Morfologis Bahasa Prokem 

Morfologi ialah bagian dari ilmu bahasa yang membicarakan seluk beluk bentuk kata serta pengaruh perubahan-perubahan bentuk kata terhadap golongan dan arti kata; atau morfologi mempelajari seluk beluk kata serta fungsi perubahan-perubahan bentuk kata itu, baik fungsi gramatik maupun fungsi semantik Ramlan dalam (Tarigan, 1987). (Verhaar, 2001) menyatakan morfologi mengidentifikasikan satuan- satuan dasar bahasa sebagai satuan gramatikal. Mulai dari unsur terkecil sebagai bagian pembentukan kata. Objek kajian dari penelitian ini yaitu menganalisis struktur atau susunan suatu kata sehingga memiliki perubahan- perubahan baik secara fungsi maupun makna dari kata tersebut. 

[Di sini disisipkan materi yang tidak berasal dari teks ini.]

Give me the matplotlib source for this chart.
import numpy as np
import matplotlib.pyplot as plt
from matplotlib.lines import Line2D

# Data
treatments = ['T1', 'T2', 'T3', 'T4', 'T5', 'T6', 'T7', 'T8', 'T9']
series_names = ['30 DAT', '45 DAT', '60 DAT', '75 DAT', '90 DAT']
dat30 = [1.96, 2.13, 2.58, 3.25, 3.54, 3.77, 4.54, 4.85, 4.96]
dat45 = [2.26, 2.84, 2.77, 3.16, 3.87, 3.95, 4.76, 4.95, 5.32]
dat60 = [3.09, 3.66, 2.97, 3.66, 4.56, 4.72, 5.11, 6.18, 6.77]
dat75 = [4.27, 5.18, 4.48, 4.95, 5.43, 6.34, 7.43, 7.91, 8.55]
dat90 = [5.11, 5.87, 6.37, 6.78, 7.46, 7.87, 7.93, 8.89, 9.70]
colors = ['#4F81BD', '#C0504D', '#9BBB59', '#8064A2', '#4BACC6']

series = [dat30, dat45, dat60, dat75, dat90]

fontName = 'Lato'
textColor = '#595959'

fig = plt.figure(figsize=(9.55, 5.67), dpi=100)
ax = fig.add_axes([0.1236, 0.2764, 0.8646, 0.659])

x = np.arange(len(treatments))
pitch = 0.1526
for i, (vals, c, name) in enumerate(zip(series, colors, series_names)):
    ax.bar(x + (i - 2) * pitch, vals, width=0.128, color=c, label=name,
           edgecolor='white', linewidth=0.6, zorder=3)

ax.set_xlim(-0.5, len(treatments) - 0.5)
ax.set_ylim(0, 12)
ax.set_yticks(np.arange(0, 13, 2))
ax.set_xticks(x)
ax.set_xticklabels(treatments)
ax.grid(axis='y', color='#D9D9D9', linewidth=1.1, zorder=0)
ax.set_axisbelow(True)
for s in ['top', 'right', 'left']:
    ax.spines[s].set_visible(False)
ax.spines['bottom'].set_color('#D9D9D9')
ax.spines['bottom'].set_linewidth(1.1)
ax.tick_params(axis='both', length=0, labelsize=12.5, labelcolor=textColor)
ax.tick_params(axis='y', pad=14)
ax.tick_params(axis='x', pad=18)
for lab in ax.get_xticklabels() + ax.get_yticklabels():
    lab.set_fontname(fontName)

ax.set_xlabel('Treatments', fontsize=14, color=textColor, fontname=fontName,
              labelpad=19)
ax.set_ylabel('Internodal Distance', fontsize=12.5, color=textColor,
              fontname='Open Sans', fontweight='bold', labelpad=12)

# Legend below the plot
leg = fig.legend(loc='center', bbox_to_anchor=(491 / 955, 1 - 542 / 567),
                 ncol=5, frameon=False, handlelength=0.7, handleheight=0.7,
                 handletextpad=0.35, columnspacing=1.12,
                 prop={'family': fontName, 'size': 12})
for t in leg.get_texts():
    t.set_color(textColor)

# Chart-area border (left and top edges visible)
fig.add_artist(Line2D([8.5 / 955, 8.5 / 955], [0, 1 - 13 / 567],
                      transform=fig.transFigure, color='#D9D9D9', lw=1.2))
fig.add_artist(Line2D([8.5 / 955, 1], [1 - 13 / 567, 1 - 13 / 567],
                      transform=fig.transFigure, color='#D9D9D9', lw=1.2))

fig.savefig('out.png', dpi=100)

Adapun bahasa prokem yang digunakan oleh remaja ini memiliki berbagai macam bentuk. (Kridalaksana, 2008) menjelaskan proses morfologis  sebagai proses yang mengubah leksem menjadi kata. Proses-proses morfologis yang utama yaitu derivasi zero, afiksasi, reduplikasi, abreviasi (pemendekan), komposisi (perpaduan), dan derivasi balik. Mereka seringkali menyingkat kata atau memendekkan agar lebih praktis sehingga kata tersebut memiliki bentuk baru. Hal inilah yang dinamakan abreviasi.  (Kridalaksana, 2007) mendefinisikan abreviasi adalah proses penanggalan satu atau beberapa bagian leksem atau kombinasi leksem sehingga jadilah bentuk baru yang berstatus kata. Abreviasi ini terdiri dari singkatan, penggalan, akronim, kontraksi dan lambang huruf, namun dalam penelitian ini hanya mencakup tiga aspek yakni singkatan, penggalan dan akronim berdasarkan bentuk kosakata bahasa prokem. Singkatan, yaitu salah satu hasil proses pemendekan yang berupa huruf atau gabungan hubungan huruf, baik yang dieja huruf demi huruf, seperti: KKN (Kuliah Kerja Nyata) maupun yang tidak dieja huruf demi huruf, seperti: dll (dan lain-lain). Penggalan, yaitu proses pemendekan yang mengekalkan salah satu bagian leksem, seperti: Prof (Profesor). Akronim, yaitu proses pemendekan yang menggabungkan huruf atau suku kata atau bagian lain yang ditulis dan dilafalkan sebagai sebuah kata yang sedikit banyak memenuhi kaidah fonotaktik Indonesia, seperti: ABRI /abri/ dan bukan /a/, /be/, /er/, /i/. 

Fungsi Bahasa Prokem 

Jacobson dalam (Suparno, 2002) membagi fungsi bahasa menjadi enam fungsi, yakni:

  1. Fungsi emotif, berfungsi untuk mengungkapkan rasa gembira, kesal, sedih dan sebagainya. Pada fungsi emotif, tumpuan pembicara ada pada penutur.
  2. Fungsi konatif, berfungsi terjadi apabila kita berbicara dengan tumpuan pada lawan tutur, agar lawan bicara kita bersikap atau berbuat sesuatu. Fungsi konatif bertujuan untuk menimbulkan reaksi pada petutur (misalnya menyuruh, melarang, mengajak dsb).
  3. Fungsi fatik digunakan hanya untuk sekadar mengadakan kontak dengan orang lain.
  4. Fungsi referensial digunakan pada saat membicarakan suatu permasalahan dengan topik tertentu. Dalam fungsi referensial ini, tumpuan pembicaraan ada pada konteks.
  5. Fungsi puitik digunakan apabila hendak menyampaikan suatu amanat ataupun suatu pesan tertentu.
  6. Fungsi metalingual digunakan untuk menjelaskan hal-hal yang terakit dengan bahasa itu sendiri agar menjadi lebih jelas.